Hi, I found that in the joint training version, RPN's SmoothL1Loss Layer, you use
smooth_l1_loss_param { sigma: 3.0 }
And this setting of sigma will change the SmoothL1Loss function a little bit. Is there any reason to do that? Really appreciate if anyone could give me some references or explanations on it.
As sigma -> inf the loss approaches L1 (abs) loss. Setting sigma = 3, makes the transition point from quadratic to linear happen at |x| <= 1 / 3**2 (closer to the origin). The reason for doing this is because the RPN bbox regression targets are not normalized by their stdev (unlike in Fast R-CNN), because the statistics of the targets are changing constantly throughout learning. In a future update I may simply replace smooth L1 with (hard) L1 which I believe will likely work as well and be simpler (no sigma, etc.).
Hi guys, just to confirm, I've created this pdf from maple, while I was trying to get my head over the Smooth L1 loss, so by using sigma=3 the output of the Smooth L1 start to become like a normal L1 loss.
So this means that we could also use L1 loss? Also other algorithms also use the Smooth L1 and I think that they also have this non-normalized targets during training.
SmoothL1Loss (1).pdf
@leonardoaraujosantos I test sigma=1, p=[1, 2, 3] q=[1.1, 2, 3.3], SO the L1 distance = [0.1, 0, 0.3], L1Loss=0.4, smoothL1 loss = 0.05. In PDF smoothL1 loss = 0.08. I think the example is wrong.
import tensorflow as tf
deltas = [0.1, 0, 0.3]
sigma2 = 1
deltas_abs = tf.abs(deltas)
smoothL1_sign = tf.cast(tf.less(deltas_abs, 1.0/sigma2), tf.float32)
x = tf.reduce_sum(tf.square(deltas) * 0.5 * sigma2 * smoothL1_sign + \
(deltas_abs - 0.5 / sigma2) * tf.abs(smoothL1_sign - 1))

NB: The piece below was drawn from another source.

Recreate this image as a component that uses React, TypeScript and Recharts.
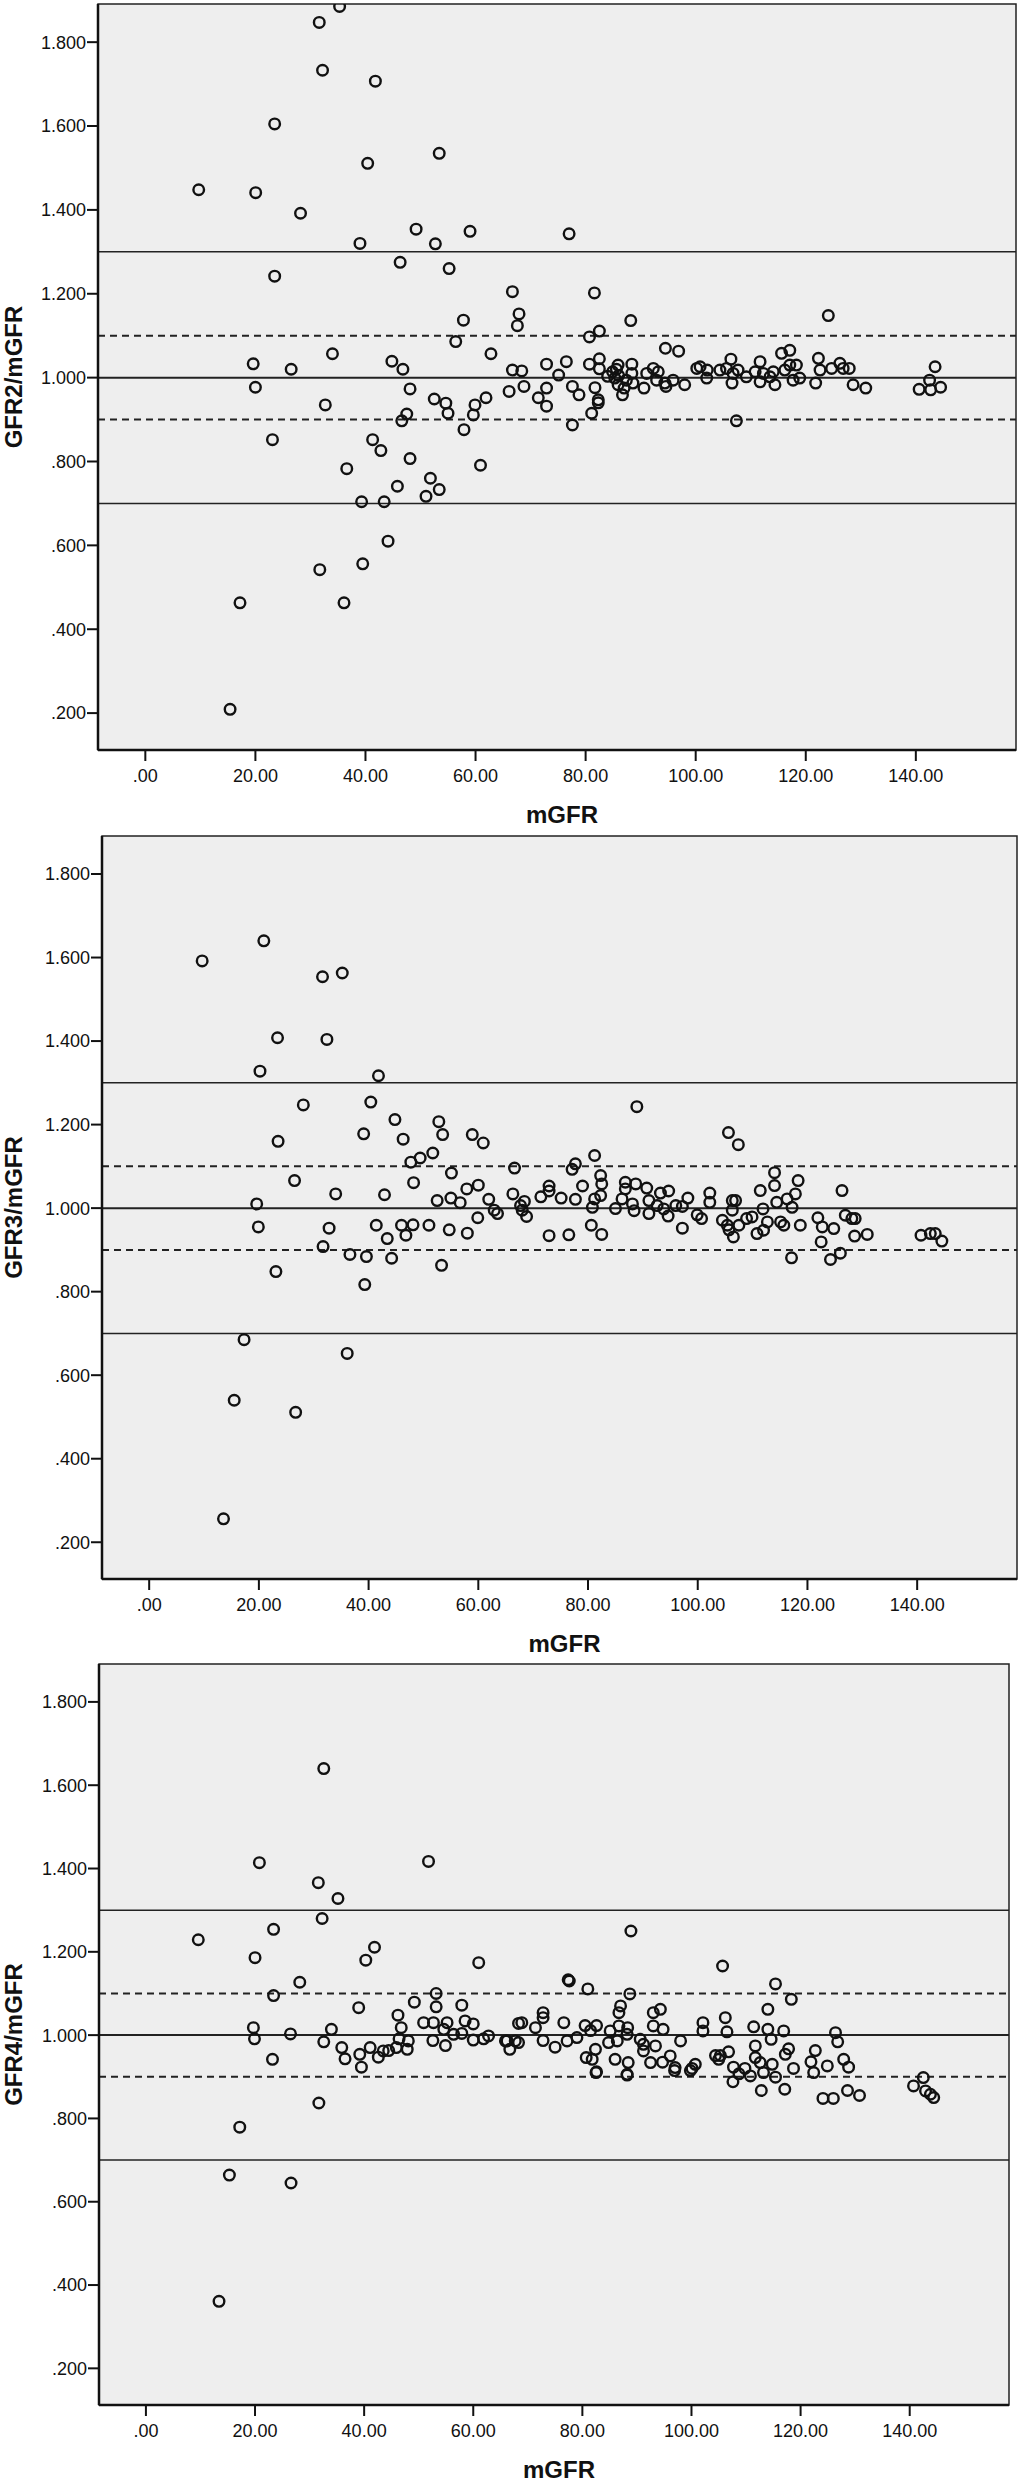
import React from "react";
import { ScatterChart, Scatter, XAxis, YAxis, ReferenceLine, ReferenceArea, CartesianGrid } from "recharts";

const xTicks = [0, 20, 40, 60, 80, 100, 120, 140];
const yTicks = [0.2, 0.4, 0.6, 0.8, 1.0, 1.2, 1.4, 1.6, 1.8];
const xDomain = [-8.6, 158.2];
const yDomain = [0.112, 1.891];
const solidLimits = [1.3, 0.7];
const dashedLimits = [1.1, 0.9];
const identityLine = 1.0;

// [mGFR, ratio]
const gfr2Points: [number, number][] = [
  [35.3, 1.885], [31.6, 1.847], [32.2, 1.733], [41.8, 1.707], [23.5, 1.605], [40.4, 1.511], [53.4, 1.535],
  [9.7, 1.448], [20.05, 1.441], [28.2, 1.392], [49.2, 1.354], [59.0, 1.349], [39.0, 1.32], [52.7, 1.319],
  [46.3, 1.275], [55.2, 1.26], [23.5, 1.242], [66.7, 1.205], [57.8, 1.137], [56.4, 1.086], [62.8, 1.057],
  [34.0, 1.057], [19.6, 1.033], [26.5, 1.02], [44.8, 1.039], [46.8, 1.02], [20.0, 0.977], [48.1, 0.973],
  [32.7, 0.935], [52.5, 0.949], [54.6, 0.939], [55.0, 0.915], [59.9, 0.935], [61.9, 0.952], [59.6, 0.911],
  [66.1, 0.967], [47.5, 0.913], [46.6, 0.897], [57.9, 0.876], [23.1, 0.852], [41.3, 0.852], [42.8, 0.826],
  [48.1, 0.807], [36.6, 0.783], [60.9, 0.791], [51.8, 0.76], [53.4, 0.733], [45.8, 0.741], [51.0, 0.717],
  [39.3, 0.704], [43.4, 0.704], [44.1, 0.61], [39.5, 0.556], [31.7, 0.542], [17.2, 0.463], [36.1, 0.463],
  [15.4, 0.209],
  [77.0, 1.343], [81.6, 1.202], [67.9, 1.152], [67.6, 1.124], [88.2, 1.136], [124.1, 1.148], [82.5, 1.111],
  [80.7, 1.097], [94.5, 1.07], [96.9, 1.063], [68.4, 1.016], [72.9, 1.032], [76.5, 1.038], [75.1, 1.006],
  [68.8, 0.979], [72.9, 0.975], [71.4, 0.952], [72.9, 0.932], [77.6, 0.979], [78.8, 0.959], [80.7, 1.032],
  [82.5, 1.045], [82.5, 1.021], [81.7, 0.976], [82.3, 0.947], [81.1, 0.915], [84.9, 1.014], [85.9, 1.03],
  [85.3, 0.999], [85.9, 0.983], [86.7, 0.959], [88.4, 1.032], [88.4, 1.01], [87.4, 0.994], [88.6, 0.987],
  [90.6, 0.975], [91.1, 1.01], [92.3, 1.022], [93.2, 1.014], [92.9, 0.994], [94.4, 0.987], [95.9, 0.994],
  [94.6, 0.979], [98.0, 0.983], [100.2, 1.022], [100.8, 1.026], [102.1, 1.018], [102.0, 0.999], [104.4, 1.018],
  [105.6, 1.022], [106.4, 1.044], [106.8, 1.01], [106.6, 0.987], [107.7, 1.018], [109.2, 1.002], [110.8, 1.014],
  [111.7, 1.038], [111.7, 0.99], [112.3, 1.01], [113.5, 1.002], [114.4, 0.983], [114.1, 1.014], [115.6, 1.058],
  [117.1, 1.065], [116.2, 1.018], [117.1, 1.03], [118.3, 1.03], [117.7, 0.994], [118.9, 0.999], [122.3, 1.046],
  [122.6, 1.018], [121.8, 0.987], [124.7, 1.022], [126.2, 1.034], [126.8, 1.022], [127.9, 1.022], [128.6, 0.983],
  [130.9, 0.975], [140.6, 0.972], [142.5, 0.994], [143.5, 1.026], [142.7, 0.971], [144.5, 0.977], [107.4, 0.897],
  [77.6, 0.887], [82.3, 0.94], [66.7, 1.018], [86.0, 1.005], [87.0, 0.975], [85.6, 1.02], [84.0, 1.003],
];

const gfr3Points: [number, number][] = [
  [9.66, 1.592], [20.9, 1.64], [31.6, 1.554], [35.2, 1.563], [23.4, 1.408], [32.4, 1.404], [20.2, 1.328],
  [41.8, 1.317], [28.1, 1.247], [40.4, 1.254], [44.8, 1.212], [52.8, 1.207], [39.1, 1.178], [53.5, 1.176],
  [58.9, 1.176], [60.9, 1.156], [46.3, 1.165], [23.5, 1.16], [51.7, 1.132], [49.4, 1.12], [47.7, 1.11],
  [66.6, 1.096], [55.1, 1.084], [26.5, 1.066], [48.2, 1.061], [60.0, 1.055], [57.9, 1.046], [66.3, 1.034],
  [34.0, 1.034], [42.9, 1.032], [52.5, 1.018], [55.0, 1.024], [56.7, 1.013], [61.9, 1.021], [62.9, 0.995],
  [19.6, 1.01], [19.9, 0.955], [32.8, 0.952], [41.4, 0.959], [46.0, 0.959], [48.1, 0.96], [46.8, 0.935],
  [43.4, 0.927], [51.0, 0.959], [54.7, 0.948], [58.0, 0.94], [59.9, 0.977], [31.7, 0.908], [36.6, 0.889],
  [39.6, 0.884], [44.2, 0.88], [53.3, 0.863], [23.1, 0.848], [39.3, 0.817], [17.3, 0.685], [36.1, 0.652],
  [15.5, 0.54], [26.7, 0.511], [13.55, 0.256],
  [88.9, 1.243], [105.6, 1.181], [107.4, 1.152], [81.2, 1.126], [77.7, 1.106], [77.1, 1.093], [114.0, 1.085],
  [118.3, 1.066], [126.3, 1.042], [82.3, 1.078], [82.5, 1.058], [79.0, 1.053], [72.9, 1.053], [72.9, 1.041],
  [71.4, 1.027], [75.1, 1.024], [77.7, 1.021], [68.4, 1.016], [67.7, 1.006], [68.0, 0.995], [68.8, 0.98],
  [81.2, 1.022], [82.3, 1.03], [80.8, 1.002], [85.0, 0.999], [86.2, 1.022], [86.8, 1.062], [86.8, 1.046],
  [88.7, 1.058], [88.1, 1.01], [88.4, 0.994], [90.7, 1.048], [91.1, 1.018], [91.1, 0.987], [92.6, 1.006],
  [93.2, 1.036], [94.7, 1.041], [93.8, 0.998], [94.6, 0.981], [96.0, 1.006], [97.2, 1.004], [98.2, 1.024],
  [97.2, 0.952], [99.9, 0.984], [100.7, 0.975], [102.2, 1.036], [102.2, 1.014], [104.5, 0.971], [105.4, 0.959],
  [105.7, 0.948], [106.5, 0.931], [106.3, 1.018], [106.9, 1.018], [106.3, 0.995], [107.5, 0.959], [108.9, 0.975],
  [109.9, 0.979], [110.8, 0.939], [111.4, 1.042], [111.9, 0.998], [112.0, 0.947], [112.7, 0.967], [114.0, 1.054],
  [114.4, 1.014], [115.1, 0.967], [115.7, 0.959], [116.3, 1.022], [117.2, 1.002], [117.8, 1.034], [118.7, 0.959],
  [117.1, 0.881], [121.9, 0.977], [122.7, 0.955], [124.8, 0.951], [122.5, 0.919], [124.2, 0.877], [126.0, 0.892],
  [126.9, 0.983], [128.1, 0.975], [128.7, 0.975], [128.6, 0.933], [130.9, 0.937], [140.7, 0.935], [142.4, 0.939],
  [143.3, 0.939], [144.5, 0.921], [72.9, 0.934], [76.5, 0.936], [80.6, 0.959], [82.5, 0.937], [63.5, 0.987],
];

const gfr4Points: [number, number][] = [
  [32.6, 1.64], [20.8, 1.414], [51.8, 1.417], [31.6, 1.366], [35.2, 1.328], [32.3, 1.28], [23.4, 1.254],
  [9.6, 1.229], [41.9, 1.211], [20.0, 1.186], [40.3, 1.18], [61.0, 1.174], [28.2, 1.127], [23.4, 1.095],
  [53.2, 1.1], [49.2, 1.079], [39.0, 1.066], [53.2, 1.068], [57.9, 1.072], [46.2, 1.048], [50.9, 1.03],
  [52.7, 1.03], [55.2, 1.03], [58.5, 1.034], [60.0, 1.027], [46.8, 1.018], [19.7, 1.018], [19.9, 0.991],
  [26.5, 1.003], [34.0, 1.014], [32.6, 0.984], [54.6, 1.014], [56.4, 1.002], [57.9, 1.004], [52.6, 0.987],
  [60.0, 0.988], [61.9, 0.991], [62.8, 0.998], [66.2, 0.986], [66.7, 0.966], [68.3, 1.028], [67.7, 0.986],
  [48.1, 0.986], [47.9, 0.966], [46.4, 0.991], [54.9, 0.975], [35.9, 0.97], [36.5, 0.943], [41.1, 0.97],
  [39.2, 0.954], [39.5, 0.923], [42.6, 0.947], [43.5, 0.962], [44.5, 0.963], [45.9, 0.97], [23.2, 0.942],
  [31.7, 0.837], [17.2, 0.779], [15.3, 0.664], [26.6, 0.645], [13.4, 0.361],
  [88.9, 1.25], [105.7, 1.166], [77.6, 1.13], [77.4, 1.133], [81.0, 1.111], [115.4, 1.123], [88.7, 1.099],
  [118.3, 1.086], [87.0, 1.07], [86.7, 1.054], [94.3, 1.062], [93.0, 1.054], [114.0, 1.062], [106.2, 1.042],
  [72.8, 1.054], [72.8, 1.042], [68.9, 1.03], [71.4, 1.018], [76.6, 1.03], [80.5, 1.023], [82.6, 1.023],
  [81.5, 1.011], [85.1, 1.01], [86.7, 1.022], [88.3, 1.018], [86.4, 0.986], [84.8, 0.982], [88.2, 1.002],
  [93.0, 1.022], [94.8, 1.014], [102.1, 1.03], [102.1, 1.01], [106.5, 1.008], [111.4, 1.02], [114.0, 1.014],
  [114.6, 0.99], [116.9, 1.01], [126.4, 1.006], [126.8, 0.984], [72.8, 0.987], [75.0, 0.971], [77.2, 0.986],
  [79.0, 0.994], [68.3, 0.982], [90.6, 0.99], [91.2, 0.978], [93.4, 0.974], [98.0, 0.986], [82.4, 0.966],
  [80.7, 0.946], [81.8, 0.942], [82.6, 0.912], [86.0, 0.942], [88.4, 0.934], [88.2, 0.906], [91.2, 0.962],
  [92.5, 0.934], [94.7, 0.935], [96.1, 0.95], [97.0, 0.922], [100.1, 0.92], [100.7, 0.93], [104.4, 0.951],
  [105.3, 0.951], [106.8, 0.96], [105.0, 0.942], [107.7, 0.923], [109.8, 0.92], [111.7, 0.974], [111.7, 0.946],
  [112.6, 0.934], [114.8, 0.93], [117.2, 0.954], [117.8, 0.967], [118.7, 0.92], [121.9, 0.936], [122.7, 0.963],
  [124.9, 0.926], [127.9, 0.942], [128.8, 0.923], [122.4, 0.91], [82.5, 0.91], [88.2, 0.904], [96.9, 0.915],
  [99.8, 0.915], [107.6, 0.888], [108.7, 0.907], [110.8, 0.902], [112.8, 0.867], [113.2, 0.91], [115.4, 0.899],
  [117.1, 0.87], [124.1, 0.848], [126.0, 0.848], [128.6, 0.867], [130.8, 0.855], [142.5, 0.898], [140.7, 0.878],
  [142.9, 0.866], [144.4, 0.85], [143.8, 0.858], [65.9, 0.986],
];

const FONT = "'Liberation Sans', Arial, Helvetica, sans-serif";
const INK = "#111";

const fmtY = (v: number) => v.toFixed(3).replace(/^0/, "");
const fmtX = (v: number) => v.toFixed(2).replace(/^0/, "");

const OpenCircle = (props: any) => {
  if (props.cx == null || props.cy == null) return null;
  return <circle cx={props.cx} cy={props.cy} r={5.3} fill="none" stroke={INK} strokeWidth={2.4} />;
};

type PanelProps = {
  yTitle: string;
  points: [number, number][];
  top: number;
  left: number;
  right: number;
  bottom: number;
};

function Panel({ yTitle, points, top, left, right, bottom }: PanelProps) {
  const data = points.map(([x, y]) => ({ x, y }));
  const height = bottom - top + 4 + 80;
  return (
    <div style={{ position: "absolute", left: 0, top: top - 4, width: 1036, height }}>
      <ScatterChart width={1036} height={height} margin={{ top: 4, right: 1036 - right, bottom: 0, left: 0 }}>
        <CartesianGrid fill="#eeeeee" horizontal={false} vertical={false} />
        <XAxis
          dataKey="x"
          type="number"
          domain={xDomain}
          allowDataOverflow
          ticks={xTicks}
          tickFormatter={fmtX}
          height={80}
          tickSize={11}
          tickMargin={8}
          axisLine={{ stroke: INK, strokeWidth: 2.5 }}
          tickLine={{ stroke: INK, strokeWidth: 2 }}
          tick={{ fill: INK, fontSize: 18, fontFamily: FONT }}
          label={{ value: "mGFR", position: "insideBottom", offset: 7, dx: 5, fontSize: 24, fontWeight: 700, fill: INK, fontFamily: FONT }}
        />
        <YAxis
          dataKey="y"
          type="number"
          domain={yDomain}
          allowDataOverflow
          ticks={yTicks}
          tickFormatter={fmtY}
          width={left}
          tickSize={11}
          tickMargin={1}
          axisLine={{ stroke: INK, strokeWidth: 2.5 }}
          tickLine={{ stroke: INK, strokeWidth: 2 }}
          tick={{ fill: INK, fontSize: 18, fontFamily: FONT }}
          label={{ value: yTitle, angle: -90, position: "insideLeft", offset: 13, style: { textAnchor: "middle" }, fontSize: 24, fontWeight: 700, fill: INK, fontFamily: FONT }}
        />
        <ReferenceArea x1={xDomain[0]} x2={xDomain[1]} y1={yDomain[0]} y2={yDomain[1]} fill="none" stroke="#222" strokeWidth={1.5} />
        {solidLimits.map((v) => (
          <ReferenceLine key={`s${v}`} y={v} stroke="#222" strokeWidth={1.5} />
        ))}
        {dashedLimits.map((v) => (
          <ReferenceLine key={`d${v}`} y={v} stroke="#222" strokeWidth={2} strokeDasharray="7 5" />
        ))}
        <ReferenceLine y={identityLine} stroke="#222" strokeWidth={2} />
        <Scatter data={data} shape={OpenCircle} isAnimationActive={false} />
      </ScatterChart>
    </div>
  );
}

export default function App() {
  return (
    <div style={{ position: "absolute", left: 0, top: 0, width: 1036, height: 2481, background: "#fff" }}>
      <Panel yTitle="GFR2/mGFR" points={gfr2Points} top={4} left={98} right={1016} bottom={750} />
      <Panel yTitle="GFR3/mGFR" points={gfr3Points} top={836} left={102} right={1017} bottom={1579} />
      <Panel yTitle="GFR4/mGFR" points={gfr4Points} top={1664} left={99} right={1009} bottom={2405} />
    </div>
  );
}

with tf.Session() as sess:
print sess.run(x)
Most helpful comment
As sigma -> inf the loss approaches L1 (abs) loss. Setting sigma = 3, makes the transition point from quadratic to linear happen at |x| <= 1 / 3**2 (closer to the origin). The reason for doing this is because the RPN bbox regression targets are not normalized by their stdev (unlike in Fast R-CNN), because the statistics of the targets are changing constantly throughout learning. In a future update I may simply replace smooth L1 with (hard) L1 which I believe will likely work as well and be simpler (no sigma, etc.).